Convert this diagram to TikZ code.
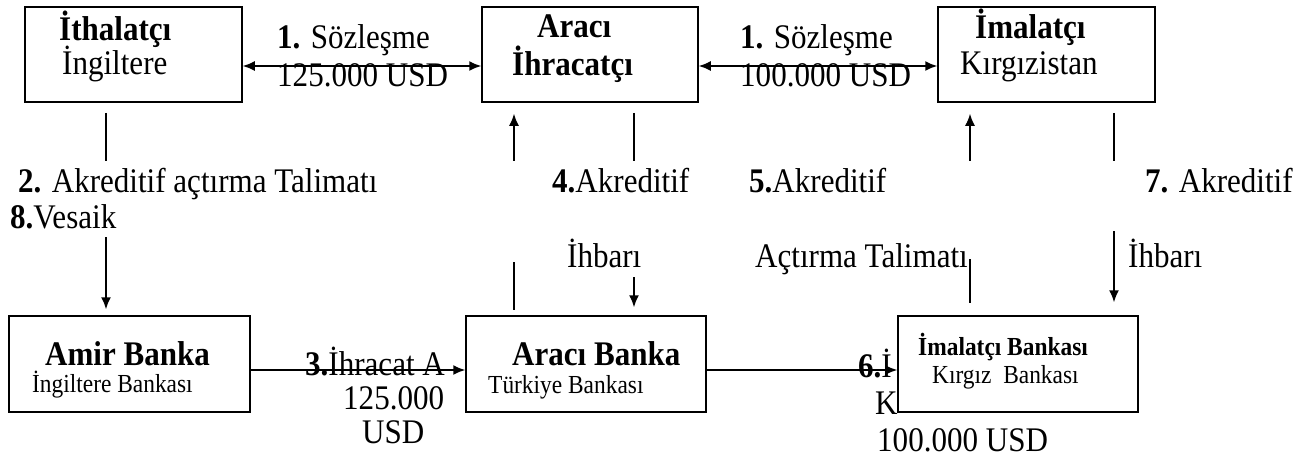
\documentclass[tikz,border=0pt]{standalone}
\usepackage{fontspec}
\setmainfont{Liberation Serif}[FakeStretch=0.9]
\usetikzlibrary{arrows.meta,calc}

\tikzset{
  kutu/.style={draw, fill=white, line width=1.5pt, inner sep=0pt},
  yazi/.style={anchor=base west, inner sep=0pt, font=\fontsize{34.5}{36}\selectfont},
  kucuk/.style={anchor=base west, inner sep=0pt, font=\fontsize{26}{28}\selectfont},
  cizgi/.style={line width=1.6pt},
  ok/.style={cizgi, -{Latex[length=12pt,width=10pt]}},
  ciftok/.style={cizgi, {Latex[length=12pt,width=10pt]}-{Latex[length=12pt,width=10pt]}}
}

\begin{document}
\begin{tikzpicture}[x=1pt, y=-1pt]
	\useasboundingbox (0,0) rectangle (1314,459);
	
	% Ust sira: firmalar
	\node[kutu, minimum width=217, minimum height=95] (ithalatci) at (133.5,54.5) {};
	\node[kutu, minimum width=216, minimum height=95] (araci) at (590,54.5) {};
	\node[kutu, minimum width=217, minimum height=95] (imalatci) at (1046.5,54.5) {};
	
	% Alt sira: bankalar
	\node[kutu, minimum width=241, minimum height=96] (amir) at (129.5,364) {};
	\node[kutu, minimum width=240, minimum height=96] (aracibanka) at (586,364) {};
	\node[kutu, minimum width=240, minimum height=96] (imalatcibanka) at (1018,364) {};
	
	% Kutu yazilari
	\node[yazi] (t1) at (59,40) {\textbf{İthalatçı}};
	\node[yazi] (t2) at (62,74) {İngiltere};
	\node[yazi] (t3) at (537,37) {\textbf{Aracı}};
	\node[yazi] (t4) at (512,75) {\textbf{İhracatçı}};
	\node[yazi] (t5) at (975,38) {\textbf{İmalatçı}};
	\node[yazi] (t6) at (960,74) {Kırgızistan};
	\node[yazi] (t7) at (45,365) {\textbf{Amir Banka}};
	\node[kucuk] (t8) at (32,392) {İngiltere Bankası};
	\node[yazi] (t9) at (512,365) {\textbf{Aracı Banka}};
	\node[kucuk] (t10) at (488,393) {Türkiye Bankası};
	\node[kucuk] (t11) at (918,355) {\textbf{İmalatçı Bankası}};
	\node[kucuk] (t12) at (932,383) {Kırgız~ Bankası};
	
	% Akis yazilari
	\node[yazi] (s1) at (277,48) {\textbf{1.} Sözleşme};
	\node[yazi] (s1b) at (277,86) {125.000 USD};
	\node[yazi] (s2) at (740,48) {\textbf{1.} Sözleşme};
	\node[yazi] (s2b) at (740,86) {100.000 USD};
	\node[yazi] (a2) at (18,192) {\textbf{2.} Akreditif açtırma Talimatı};
	\node[yazi] (a8) at (10,228) {\textbf{8.}Vesaik};
	\node[yazi] (a4) at (552,192) {\textbf{4.}Akreditif};
	\node[yazi] (a4b) at (567,267) {İhbarı};
	\node[yazi] (a5) at (749,192) {\textbf{5.}Akreditif};
	\node[yazi] (a5b) at (755,267) {Açtırma Talimatı};
	\node[yazi] (a7) at (1145,192) {\textbf{7.} Akreditif};
	\node[yazi] (a7b) at (1128,267) {İhbarı};
	\node[yazi] (a3) at (305,375) {\textbf{3.}İhracat A};
	\node[yazi] (a3b) at (343,409) {125.000};
	\node[yazi] (a3c) at (362,443) {USD};
	\node[yazi] (a6) at (858,377) {\textbf{6.}İ};
	\node[yazi] (a6b) at (875,414) {K};
	\node[yazi] (a6c) at (877,451) {100.000 USD};
	
	% Yatay oklar
	\draw[ciftok] ([yshift=-11.5pt]ithalatci.east) -- ([yshift=-11.5pt]araci.west);
	\draw[ciftok] ([yshift=-11.5pt]araci.east) -- ([yshift=-11.5pt]imalatci.west);
	\draw[ok] ([yshift=-6pt]amir.east) -- ([yshift=-6pt]aracibanka.west);
	\draw[ok] ([yshift=-6pt]aracibanka.east) -- ([yshift=-6pt]imalatcibanka.west);
	
	% Dikey oklar
	\draw[cizgi] ($(ithalatci.south)+(-27.5,10)$) -- +(0,48);
	\draw[ok] ($(amir.north)+(-23.5,-78)$) -- +(0,72);
	
	\draw[ok] ($(araci.south)+(-76,58)$) -- +(0,-47);
	\draw[cizgi] ($(araci.south)+(44,10)$) -- +(0,48);
	\draw[cizgi] ($(aracibanka.north)+(-72,-53)$) -- +(0,48);
	\draw[ok] ($(aracibanka.north)+(48,-38)$) -- +(0,30);
	
	\draw[ok] ($(imalatci.south)+(-76.5,58)$) -- +(0,-47);
	\draw[cizgi] ($(imalatci.south)+(67.5,10)$) -- +(0,48);
	\draw[ok] ($(imalatcibanka.north)+(96,-84)$) -- +(0,71);
	\draw[cizgi] ($(imalatcibanka.north)+(-48,-56)$) -- +(0,44);
\end{tikzpicture}
\end{document}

- [Your instructions]
Give again, word for word, every line from the top of the data through the line with "(t12) at (932,383)", both ends included, and exclude the pictures.

- [Final result]
Convert this diagram to TikZ code.
\documentclass[tikz,border=0pt]{standalone}
\usepackage{fontspec}
\setmainfont{Liberation Serif}[FakeStretch=0.9]
\usetikzlibrary{arrows.meta,calc}

\tikzset{
  kutu/.style={draw, fill=white, line width=1.5pt, inner sep=0pt},
  yazi/.style={anchor=base west, inner sep=0pt, font=\fontsize{34.5}{36}\selectfont},
  kucuk/.style={anchor=base west, inner sep=0pt, font=\fontsize{26}{28}\selectfont},
  cizgi/.style={line width=1.6pt},
  ok/.style={cizgi, -{Latex[length=12pt,width=10pt]}},
  ciftok/.style={cizgi, {Latex[length=12pt,width=10pt]}-{Latex[length=12pt,width=10pt]}}
}

\begin{document}
\begin{tikzpicture}[x=1pt, y=-1pt]
	\useasboundingbox (0,0) rectangle (1314,459);
	
	% Ust sira: firmalar
	\node[kutu, minimum width=217, minimum height=95] (ithalatci) at (133.5,54.5) {};
	\node[kutu, minimum width=216, minimum height=95] (araci) at (590,54.5) {};
	\node[kutu, minimum width=217, minimum height=95] (imalatci) at (1046.5,54.5) {};
	
	% Alt sira: bankalar
	\node[kutu, minimum width=241, minimum height=96] (amir) at (129.5,364) {};
	\node[kutu, minimum width=240, minimum height=96] (aracibanka) at (586,364) {};
	\node[kutu, minimum width=240, minimum height=96] (imalatcibanka) at (1018,364) {};
	
	% Kutu yazilari
	\node[yazi] (t1) at (59,40) {\textbf{İthalatçı}};
	\node[yazi] (t2) at (62,74) {İngiltere};
	\node[yazi] (t3) at (537,37) {\textbf{Aracı}};
	\node[yazi] (t4) at (512,75) {\textbf{İhracatçı}};
	\node[yazi] (t5) at (975,38) {\textbf{İmalatçı}};
	\node[yazi] (t6) at (960,74) {Kırgızistan};
	\node[yazi] (t7) at (45,365) {\textbf{Amir Banka}};
	\node[kucuk] (t8) at (32,392) {İngiltere Bankası};
	\node[yazi] (t9) at (512,365) {\textbf{Aracı Banka}};
	\node[kucuk] (t10) at (488,393) {Türkiye Bankası};
	\node[kucuk] (t11) at (918,355) {\textbf{İmalatçı Bankası}};
	\node[kucuk] (t12) at (932,383) {Kırgız~ Bankası};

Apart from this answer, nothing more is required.